- ...that Walter Scott contracted polio when he was 18 months old? He walked with a limp for the rest of his life (probably one reason why the Romantics loved him--they loved people with limps).
- ...that Scott's great-aunt Margaret Swinton, a source for many of his stories including The Bride of Lammermoor was hacked to death by a crazed woman servant?
- ....that when Scott wrote The Bride of Lammermoor he thought he was dying, so the novel is uncharacteristically dark, pessimistic, and Gothic in nature.
- ...that Scott wrote The Bride of Lammermoor (and several other works) under the pseudonym Jedidiah Cleishbotham? (somehow, no one was fooled...)
- ...that Scott is considered the father of the historical novel?
- ...that Coleridge HATED Ivanhoe and The Bride of Lammermoor? He called them "wretched abortions", although he liked the witch women in The Bride.
- ...that Scott wrote 27 novels in about 15 years, writing 3 all in 1819 alone--also publishing other works and serving as a Clerk of Session for the Scottish Court, and as a Sheriff. Oh, he also literally worked himself to death, after continuing to write after suffering from 4 strokes.
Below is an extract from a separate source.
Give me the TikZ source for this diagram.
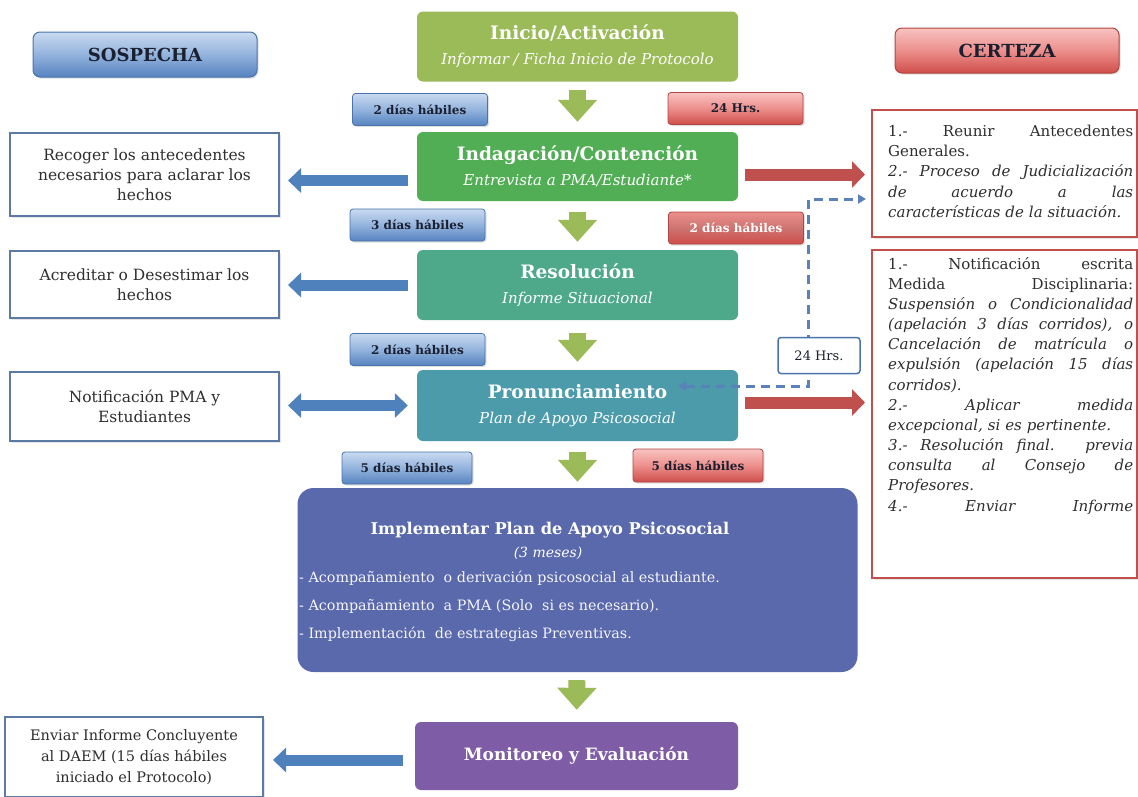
\documentclass[tikz,border=0pt]{standalone}
\usepackage{fontspec}
\setmainfont{DejaVu Serif}
\usetikzlibrary{arrows.meta,shadows}
\definecolor{cInicio}{HTML}{9BBB59}
\definecolor{cIndag}{HTML}{52AE55}
\definecolor{cResol}{HTML}{4EA98A}
\definecolor{cPron}{HTML}{4B9BAB}
\definecolor{cImpl}{HTML}{5A68AC}
\definecolor{cMonit}{HTML}{7F5CA6}
\definecolor{cGreenArr}{HTML}{9BBB59}
\definecolor{cBlue}{HTML}{4F81BD}
\definecolor{cBlueDark}{HTML}{4A74AA}
\definecolor{cBlueTop}{HTML}{C9DAF0}
\definecolor{cBlueMid}{HTML}{93B3DD}
\definecolor{cBlueBot}{HTML}{5683C0}
\definecolor{cRed}{HTML}{C0504D}
\definecolor{cRedDark}{HTML}{B04542}
\definecolor{cRedTop}{HTML}{F8C3C1}
\definecolor{cRedMid}{HTML}{EC8F8C}
\definecolor{cRedBot}{HTML}{CF4E4A}
\definecolor{cLeft}{HTML}{5B7BA6}
\definecolor{cText}{HTML}{2E2E2E}
\definecolor{cTag}{HTML}{1B2030}
\definecolor{cDash}{HTML}{5B82B8}
\newcommand\fTitle{\fontsize{18.5}{25}\selectfont\bfseries}
\newcommand\fSub{\fontsize{15}{25}\selectfont\itshape}
\newcommand\fLeft{\fontsize{15.5}{20}\selectfont}
\newcommand\fTag{\fontsize{12}{14}\selectfont\bfseries}
\newcommand\fCert{\fontsize{15}{20.15}\selectfont}
\newcommand\jl[1]{\makebox[245pt][s]{\spaceskip=0pt\xspaceskip=0pt #1}}
\begin{document}
\begin{tikzpicture}[x=1pt,y=-1pt,
  mainbox/.style={rounded corners=6pt, minimum width=321pt, minimum height=70pt,
    inner sep=2pt, align=center, text=white, font=\fontsize{18}{25}\selectfont},
  headb/.style={rounded corners=7pt, minimum width=224pt, minimum height=45pt,
    top color=cBlueTop, bottom color=cBlueBot, middle color=cBlueMid, draw=cBlueDark,
    line width=1pt, font=\fontsize{18}{20}\selectfont\bfseries, text=cTag,
    drop shadow={opacity=0.25, shadow xshift=1.5pt, shadow yshift=-1.5pt}},
  headr/.style={headb, top color=cRedTop, bottom color=cRedBot, middle color=cRedMid, draw=cRedDark},
  tagb/.style={rounded corners=3pt, minimum width=135pt, minimum height=32pt, inner sep=0pt,
    top color=cBlueTop, bottom color=cBlueBot, middle color=cBlueMid, draw=cBlueDark,
    line width=0.8pt, font=\fTag, text=cTag,
    drop shadow={opacity=0.25, shadow xshift=1.5pt, shadow yshift=-1.5pt}},
  tagr/.style={tagb, top color=cRedTop, bottom color=cRedBot, middle color=cRedMid, draw=cRedDark},
  leftbox/.style={draw=cLeft, line width=2pt, fill=white, minimum width=269pt, inner sep=2pt,
    align=center, text=cText, font=\fLeft,
    drop shadow={opacity=0.2, shadow xshift=1.5pt, shadow yshift=-1.5pt}},
  certbox/.style={draw=cRed, line width=2pt, fill=white,
    drop shadow={opacity=0.2, shadow xshift=1.5pt, shadow yshift=-1.5pt}},
  certtext/.style={anchor=north west, text width=245pt, align=left, inner sep=0pt,
    font=\fCert, text=cText},
  greenarr/.style={draw=cGreenArr, line width=17pt,
    -{Triangle[length=22pt 0 0, width=38pt 0 0]}, shorten <=8pt, shorten >=10pt},
  bluearr/.style={draw=cBlue, line width=11pt,
    -{Triangle[length=13pt 0 0, width=24pt 0 0]}, shorten <=9pt, shorten >=8pt},
  bluedarr/.style={bluearr, {Triangle[length=13pt 0 0, width=24pt 0 0]}-{Triangle[length=13pt 0 0, width=24pt 0 0]}},
  redarr/.style={draw=cRed, line width=12pt,
    -{Triangle[length=13pt 0 0, width=26pt 0 0]}, shorten <=7pt, shorten >=6pt},
  dashconn/.style={draw=cDash, line width=3pt, dash pattern=on 9pt off 6pt,
    {Triangle[length=8pt 0 0, width=9pt 0 0]}-{Triangle[length=8pt 0 0, width=9pt 0 0]}}
]
\fill[white] (0,0) rectangle (1138,796);
\useasboundingbox (0,0) rectangle (1138,796);

% headers
\node[headb] (sosp) at (145,54.5) {SOSPECHA};
\node[headr] (cert) at (1007,50.5) {CERTEZA};

% main flow
\node[mainbox, fill=cInicio] (inicio) at (577.5,46.5)
  {{\fTitle Inicio/Activación}\\{\fSub Informar / Ficha Inicio de Protocolo}};
\node[mainbox, fill=cIndag, minimum height=69pt] (indag) at (577.5,166.5)
  {{\fTitle Indagación/Contención}\\{\fSub Entrevista a PMA/Estudiante*}};
\node[mainbox, fill=cResol] (resol) at (577.5,285)
  {{\fTitle Resolución}\\{\fSub Informe Situacional}};
\node[mainbox, fill=cPron, minimum height=71pt] (pron) at (577.5,405.5)
  {{\fTitle Pronunciamiento}\\{\fSub Plan de Apoyo Psicosocial}};
\node[rounded corners=16pt, fill=cImpl, minimum width=560pt, minimum height=184pt] (impl) at (577.5,580) {};
\node[text=white, font=\fontsize{16.2}{20}\selectfont\bfseries, inner sep=0pt] (impltitle) at (550,530)
  {Implementar Plan de Apoyo Psicosocial};
\node[text=white, font=\fontsize{14}{16}\selectfont\itshape, inner sep=0pt] (implsub) at (548,553) {(3 meses)};
\node[anchor=west, align=left, text=white!94!cImpl, font=\fontsize{14.3}{28}\selectfont, inner sep=0pt] (implbul) at (299,606)
  {- Acompañamiento\ \ o derivación psicosocial al estudiante.\\
   - Acompañamiento\ \ a PMA (Solo\ \ si es necesario).\\
   - Implementación\ \ de estrategias Preventivas.};
\node[mainbox, fill=cMonit, minimum width=323pt, minimum height=68pt] (monit) at (576.5,756)
  {\fTitle\fontsize{17}{20}\selectfont Monitoreo y Evaluación};

% tags
\node[tagb] (t1b) at (420,109.5) {2 días hábiles};
\node[tagr] (t1r) at (735.5,108.5) {24 Hrs.};
\node[tagb] (t2b) at (417.5,225) {3 días hábiles};
\node[tagr, text=white, top color=cRedMid, middle color=cRed!80!white] (t2r) at (736,228) {2 días hábiles};
\node[tagb] (t3b) at (417.5,349.5) {2 días hábiles};
\node[tagb, minimum width=130pt] (t4b) at (407,468) {5 días hábiles};
\node[tagr, minimum width=130pt, minimum height=33pt] (t4r) at (698,465.5) {5 días hábiles};

% left boxes
\node[leftbox, minimum height=83pt] (recoger) at (144.5,174.5)
  {Recoger los antecedentes\\necesarios para aclarar los\\hechos};
\node[leftbox, minimum height=67pt] (acred) at (144.5,284.5)
  {Acreditar o Desestimar los\\hechos};
\node[leftbox, minimum height=69pt] (notif) at (144.5,406.5)
  {Notificación PMA y\\Estudiantes};
\node[leftbox, minimum width=258pt, minimum height=80pt, font=\fontsize{14.5}{21}\selectfont] (enviar) at (134,757)
  {Enviar Informe Concluyente\\al DAEM (15 días hábiles\\iniciado el Protocolo)};

% certeza boxes
\node[certbox, minimum width=265pt, minimum height=127pt] (cbox1) at (1004.5,173.5) {};
\node[certtext] (c1text) at (888,125)
  {\jl{1.- Reunir Antecedentes}\\
   Generales.\\
   \itshape\jl{2.- Proceso de Judicialización}\\
   \jl{de acuerdo a las}\\
   características de la situación.};
\node[certbox, minimum width=265pt, minimum height=328pt] (cbox2) at (1004.5,414) {};
\node[certtext] (c2text) at (888,257)
  {\jl{1.- Notificación escrita}\\
   \jl{Medida Disciplinaria:}\\
   {\itshape\jl{Suspensión o Condicionalidad}}\\
   {\itshape\jl{(apelación 3 días corridos), o}}\\
   {\itshape\jl{Cancelación de matrícula o}}\\
   {\itshape\jl{expulsión (apelación 15 días}}\\
   {\itshape corridos).}\\
   {\itshape\jl{2.- Aplicar medida}}\\
   {\itshape excepcional, si es pertinente.}\\
   {\itshape\jl{3.- Resolución final. previa}}\\
   {\itshape\jl{consulta al Consejo de}}\\
   {\itshape Profesores.}\\
   {\itshape\jl{4.- Enviar Informe}}};

% green flow arrows
\draw[greenarr] (inicio) -- (indag);
\draw[greenarr, shorten <=11pt, shorten >=8pt] (indag) -- (resol);
\draw[greenarr, shorten <=13pt, shorten >=8pt] (resol) -- (pron);
\draw[greenarr, shorten <=11pt, shorten >=6pt] (pron) -- (impl);
\draw[greenarr, shorten <=8pt, shorten >=12pt] (impl) -- (monit);

% blue side arrows
\coordinate (ia) at ([yshift=-14pt]indag.west);
\draw[bluearr] (ia) -- (ia -| recoger.east);
\draw[bluearr] (resol.west) -- (resol.west -| acred.east);
\draw[bluedarr] (pron.west) -- (pron.west -| notif.east);
\coordinate (ma) at ([yshift=-4pt]monit.west);
\draw[bluearr, shorten <=12pt, shorten >=9pt] (ma) -- (ma -| enviar.east);

% red side arrows
\coordinate (ra) at ([yshift=-8pt]indag.east);
\draw[redarr] (ra) -- (ra -| cbox1.west);
\coordinate (rb) at ([yshift=3pt]pron.east);
\draw[redarr] (rb) -- (rb -| cbox2.west);

% dashed connector
\coordinate (dA) at (678,386);
\coordinate (dB) at (866,199);
\draw[dashconn] (dA) -- (808,386) -- (808,199) -- (dB);
\node[draw=cBlueDark, line width=1.5pt, fill=white, rounded corners=3pt, minimum width=82pt,
  minimum height=36pt, font=\fontsize{13}{15}\selectfont, text=cTag] (h24) at (819,355.5) {24 Hrs.};
\end{tikzpicture}
\end{document}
- ...that he quit writing poetry after Lord Byron came on the scene and displaced him as the reigning top poet in England--seriously, he read Byron's work and decided that Byron was talented, so he turned to writing novels.
- ...that he loved and appreciated Jane Austen's work, unlike many contemporary male authors.
I think that's all the random facts about Walter Scott I have floating around in my head.